Dance Movement Therapy
What is Dance Movement Therapy?
Dance/movement therapy, a creative arts therapy, that is rooted in the expressive nature of dance itself. Dance is the most fundamental of the arts, involving a direct expression and experience of oneself through the body. It is a basic form of authentic communication, and as such it is an especially effective medium for therapy. Based in the belief that the body, the mind and the spirit are interconnected, dance/movement therapy is defined by the American Dance Therapy Association as "the psychotherapeutic use of movement as a process that furthers the emotional, cognitive, social and physical integration of the individual."
Movement provides us with a profound medium in which the observation of ones movements are utilized in discovering where we are moving and where we are stuck. Dance/movement therapy is the psychotherapeutic use of movement to further the emotional, cognitive, and physical integration of an individual.
Dance/movement therapists value the healing nature of the creative act, believe that movement has inner meaning and purpose, and outer expressive and communicative properties, and that body-mind synchronization is an essential component of healing.
Central to the stated purpose of contemplative practice at Naropa University is the belief that contemplative practices synchronize body, speech, and heart.

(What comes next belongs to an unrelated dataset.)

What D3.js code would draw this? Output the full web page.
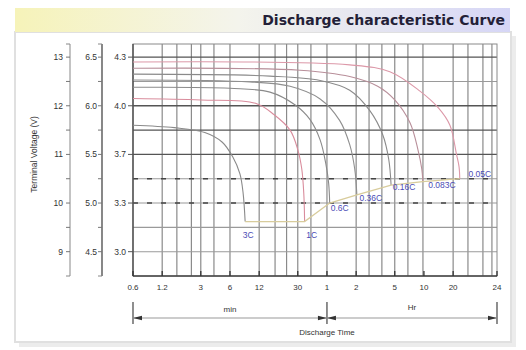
<!DOCTYPE html>
<html>
<head>
<meta charset="utf-8">
<script src="https://cdn.jsdelivr.net/npm/d3@7"></script>
<style>
  body { margin: 0; background: #fff; }
  svg { display: block; font-family: "Liberation Sans", Arial, sans-serif; }
</style>
</head>
<body>
<div id="chart"></div>
<script>
// discharge curves: [minutes, volts on the 12V scale]
const rateLabels = ['3C', '1C', '0.6C', '0.36C', '0.16C', '0.083C', '0.05C'];
const curve3C = [[0.6, 11.6], [1.6, 11.55], [3.3, 11.45], [5, 11.25], [6.4, 10.95], [7.6, 10.6], [8.2, 10.2], [8.6, 9.62]];
const curve1C = [[0.6, 12.15], [3, 12.12], [11, 12.05], [17, 11.82], [25, 11.5], [30, 11.1], [33, 10.7], [34.6, 10.2], [35.3, 9.62]];
const curve06C = [[0.6, 12.38], [6, 12.36], [15.5, 12.28], [28, 12.02], [40, 11.72], [51, 11.3], [58.5, 10.8], [62.5, 10.4], [64, 10.0]];
const curve036C = [[0.6, 12.53], [9.6, 12.49], [25, 12.4], [51, 12.14], [81, 11.7], [103, 11.2], [116, 10.7], [122, 10.17]];
const curve016C = [[0.6, 12.65], [15.5, 12.61], [51, 12.52], [103, 12.32], [166, 11.9], [226, 11.4], [260, 10.9], [275, 10.37]];
const curve0083C = [[0.6, 12.77], [31.6, 12.73], [103, 12.6], [200, 12.4], [300, 12.12], [431, 11.65], [520, 11.1], [570, 10.7], [585, 10.44]];
const curve005C = [[0.6, 12.9], [103, 12.84], [267, 12.7], [546, 12.3], [850, 11.95], [1112, 11.6], [1300, 11.0], [1380, 10.75], [1405, 10.5]];
const curves = [curve3C, curve1C, curve06C, curve036C, curve016C, curve0083C, curve005C];

// axis labels
const volt12Ticks = [13, 12, 11, 10, 9];
const volt6Labels = ['6.5', '6.0', '5.5', '5.0', '4.5'];
const cellLabels = ['4.3', '4.0', '3.7', '3.3', '3.0'];
const timeTicks = [0.6, 1.2, 3, 6, 12, 30, 60, 120, 300, 600, 1200, 3400];
const timeTickLabels = ['0.6', '1.2', '3', '6', '12', '30', '1', '2', '5', '10', '20', '24'];
const gridTimes = [1.2, 1.7, 2.4, 3, 4.1, 6, 12, 17.5, 23, 30, 41, 60, 120, 163, 221, 300, 410, 586, 1200, 1706, 2434, 3014];
const gridVolts = [13, 12.5, 12, 11.5, 11, 10.5, 10, 9.5, 9];

const width = 526, height = 350;
const plotLeft = 133, plotRight = 497, plotTop = 44, plotBottom = 276;

const svg = d3.select('#chart').append('svg')
  .attr('width', width)
  .attr('height', height);

const defs = svg.append('defs');
const grad = defs.append('linearGradient').attr('id', 'titleGrad');
grad.append('stop').attr('offset', '0%').attr('stop-color', '#f6f3b9');
grad.append('stop').attr('offset', '45%').attr('stop-color', '#f4f4ec');
grad.append('stop').attr('offset', '100%').attr('stop-color', '#d6d6f6');

// panel + shadow
svg.append('rect').attr('x', 19).attr('y', 36).attr('width', 497).attr('height', 311).attr('fill', '#ececec');
svg.append('rect').attr('x', 15).attr('y', 32).attr('width', 496).attr('height', 310)
  .attr('fill', '#fff').attr('stroke', '#e0e0e0').attr('stroke-width', 2);

// title bar
svg.append('rect').attr('x', 15).attr('y', 8).attr('width', 495).attr('height', 24).attr('fill', 'url(#titleGrad)');
svg.append('text')
  .attr('x', 505).attr('y', 25)
  .attr('text-anchor', 'end')
  .attr('font-family', '"DejaVu Sans", sans-serif')
  .attr('font-weight', 'bold')
  .attr('font-size', '14px')
  .attr('fill', '#241f38')
  .text('Discharge characteristic Curve');

const x = d3.scaleLog().domain([0.6, 3400]).range([plotLeft, plotRight]);
const y = d3.scaleLinear().domain([8.5, 13.27]).range([plotBottom, plotTop]);

// vertical grid
svg.append('g').selectAll('line')
  .data(gridTimes)
  .join('line')
  .attr('x1', d => x(d)).attr('x2', d => x(d))
  .attr('y1', plotTop).attr('y2', plotBottom)
  .attr('stroke', '#8a8a8a')
  .attr('stroke-width', 1.2);

// horizontal grid
const darkH = [13, 12, 11.5, 11];
const dashedH = [10.5, 10];
svg.append('g').selectAll('line')
  .data(gridVolts)
  .join('line')
  .attr('x1', plotLeft).attr('x2', plotRight)
  .attr('y1', d => y(d)).attr('y2', d => y(d))
  .attr('stroke', d => darkH.includes(d) ? '#555' : '#9a9a9a')
  .attr('stroke-width', d => darkH.includes(d) ? 1.4 : 1.1);

svg.append('g').selectAll('line')
  .data(dashedH)
  .join('line')
  .attr('x1', plotLeft).attr('x2', plotRight)
  .attr('y1', d => y(d)).attr('y2', d => y(d))
  .attr('stroke', '#444')
  .attr('stroke-width', 1.6)
  .attr('stroke-dasharray', '5,9');

// frame
svg.append('rect')
  .attr('x', plotLeft).attr('y', plotTop)
  .attr('width', plotRight - plotLeft).attr('height', plotBottom - plotTop)
  .attr('fill', 'none').attr('stroke', '#8a8a8a').attr('stroke-width', 1);
svg.append('line').attr('x1', plotLeft).attr('x2', plotLeft).attr('y1', plotTop).attr('y2', plotBottom)
  .attr('stroke', '#444').attr('stroke-width', 1.3);
svg.append('line').attr('x1', plotLeft).attr('x2', plotRight).attr('y1', plotBottom).attr('y2', plotBottom)
  .attr('stroke', '#444').attr('stroke-width', 1.3);

// curves
const curveColors = ['#8a8a8a', '#d98c9c', '#8a8a8a', '#8f8f8f', '#8a8a8a', '#b88f9a', '#dc98a8'];
const line = d3.line()
  .x(d => x(d[0]))
  .y(d => y(d[1]))
  .curve(d3.curveCatmullRom.alpha(0.5));

svg.append('g').selectAll('path')
  .data(curves)
  .join('path')
  .attr('d', line)
  .attr('fill', 'none')
  .attr('stroke', (d, i) => curveColors[i])
  .attr('stroke-width', 1.1);

// end voltage locus
const ends = curves.map(c => c[c.length - 1]);
svg.append('path')
  .datum(ends)
  .attr('d', d3.line().x(d => x(d[0])).y(d => y(d[1])))
  .attr('fill', 'none')
  .attr('stroke', '#d8cc9c')
  .attr('stroke-width', 1.3);

// rate labels
const labelDx = [3, 7, 10, 14, 13, 19, 20];
const labelDy = [16, 16, 8, 6, 5, 6, -2];
svg.append('g').selectAll('text')
  .data(ends)
  .join('text')
  .attr('x', (d, i) => x(d[0]) + labelDx[i])
  .attr('y', (d, i) => y(d[1]) + labelDy[i])
  .attr('text-anchor', 'middle')
  .attr('font-size', '8.5px')
  .attr('fill', '#4b4bb5')
  .text((d, i) => rateLabels[i]);

// x tick marks + labels
svg.append('g').selectAll('line')
  .data(timeTicks)
  .join('line')
  .attr('x1', d => x(d)).attr('x2', d => x(d))
  .attr('y1', plotBottom).attr('y2', plotBottom - 5)
  .attr('stroke', '#333').attr('stroke-width', 1.3);
svg.append('g').selectAll('text')
  .data(timeTicks)
  .join('text')
  .attr('x', d => x(d))
  .attr('y', 290)
  .attr('text-anchor', 'middle')
  .attr('font-size', '8px')
  .attr('fill', '#333')
  .text((d, i) => timeTickLabels[i]);

// left voltage axes
const halfSteps = d3.range(9, 13.01, 0.5);
const axis12X = 70, axis6X = 102;
[axis12X, axis6X].forEach(ax => {
  svg.append('line').attr('x1', ax).attr('x2', ax).attr('y1', plotTop).attr('y2', plotBottom)
    .attr('stroke', ax === axis6X ? '#555' : '#888').attr('stroke-width', ax === axis6X ? 1.4 : 1);
  svg.append('line').attr('x1', ax - 4).attr('x2', ax).attr('y1', plotTop).attr('y2', plotTop).attr('stroke', '#888');
  svg.append('line').attr('x1', ax - 4).attr('x2', ax).attr('y1', plotBottom).attr('y2', plotBottom).attr('stroke', '#888');
  svg.append('g').selectAll('line')
    .data(halfSteps)
    .join('line')
    .attr('x1', ax - 4).attr('x2', ax)
    .attr('y1', d => y(d)).attr('y2', d => y(d))
    .attr('stroke', '#777');
});

svg.append('g').selectAll('text')
  .data(volt12Ticks)
  .join('text')
  .attr('x', 63).attr('y', d => y(d))
  .attr('dy', '0.35em')
  .attr('text-anchor', 'end')
  .attr('font-size', '8.5px')
  .attr('fill', '#333')
  .text(d => d);

svg.append('g').selectAll('text')
  .data(volt12Ticks)
  .join('text')
  .attr('x', 97).attr('y', d => y(d))
  .attr('dy', '0.35em')
  .attr('text-anchor', 'end')
  .attr('font-size', '8.5px')
  .attr('fill', '#333')
  .text((d, i) => volt6Labels[i]);

svg.append('g').selectAll('text')
  .data(volt12Ticks)
  .join('text')
  .attr('x', 126).attr('y', d => y(d))
  .attr('dy', '0.35em')
  .attr('text-anchor', 'end')
  .attr('font-size', '8.5px')
  .attr('fill', '#333')
  .text((d, i) => cellLabels[i]);

svg.append('g').selectAll('line')
  .data(volt12Ticks)
  .join('line')
  .attr('x1', plotLeft - 5).attr('x2', plotLeft)
  .attr('y1', d => y(d)).attr('y2', d => y(d))
  .attr('stroke', '#555');

svg.append('text')
  .attr('transform', `translate(37, ${y(11)}) rotate(-90)`)
  .attr('text-anchor', 'middle')
  .attr('font-size', '8.5px')
  .attr('fill', '#333')
  .text('Terminal Voltage  (V)');

// discharge time brackets
const brY = 318;
const xMid = x(60), xEnd = x(3400), xStart = x(0.6);
[xStart, xMid, xEnd].forEach(bx => {
  svg.append('line').attr('x1', bx).attr('x2', bx).attr('y1', 302).attr('y2', 324)
    .attr('stroke', '#444').attr('stroke-width', 1.2);
});
svg.append('line').attr('x1', xStart).attr('x2', xEnd).attr('y1', brY).attr('y2', brY)
  .attr('stroke', '#999').attr('stroke-width', 1);
const arrow = (tipX, dir) => {
  svg.append('path')
    .attr('d', `M${tipX},${brY} l${-dir * 9},-2.2 l0,4.4 z`)
    .attr('fill', '#333');
};
arrow(xStart, -1);
arrow(xMid, 1);
arrow(xMid, -1);
arrow(xEnd, 1);

svg.append('text').attr('x', (xStart + xMid) / 2).attr('y', 312)
  .attr('text-anchor', 'middle').attr('font-size', '8px').attr('fill', '#333').text('min');
svg.append('text').attr('x', (xMid + xEnd) / 2).attr('y', 310)
  .attr('text-anchor', 'middle').attr('font-size', '8px').attr('fill', '#333').text('Hr');
svg.append('text').attr('x', xMid).attr('y', 335)
  .attr('text-anchor', 'middle').attr('font-size', '8px').attr('fill', '#333').text('Discharge Time');
</script>
</body>
</html>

As this synchronization occurs, it is said that the practitioner becomes a "spiritual warrior."
Dance Movement Therapy has been found to be quite successful for those that suffer from Major Depressive Disorder.....
Results of Dance Movement Therapy
Per Isabella Pericleous (2011), Depression is a real medical disorder, like anorexia, epilepsy, and autism. It is strongly recommended that people who suffer from depression for long periods of time get professional help. To date, relatively few studies have focused on the effects of dance/movement therapy on people with depression. However, the results have pointed in a positive direction. The down-mood of patients seemed to improve on days they were in therapy as opposed to days they were not. Even if past studies have not closely examined the long-term effects of dance/movement therapy on depression, I have found a number of sources verifying its impact on the lives of people with major depression. I believe that if movement therapists as well as psychotherapists pay close attention to this condition, there will be a significant increase in research on using dance to reduce severe depression and melancholia. Why dose the body with antidepressants if there is an alternative therapy available such as Dance Movement Therapy.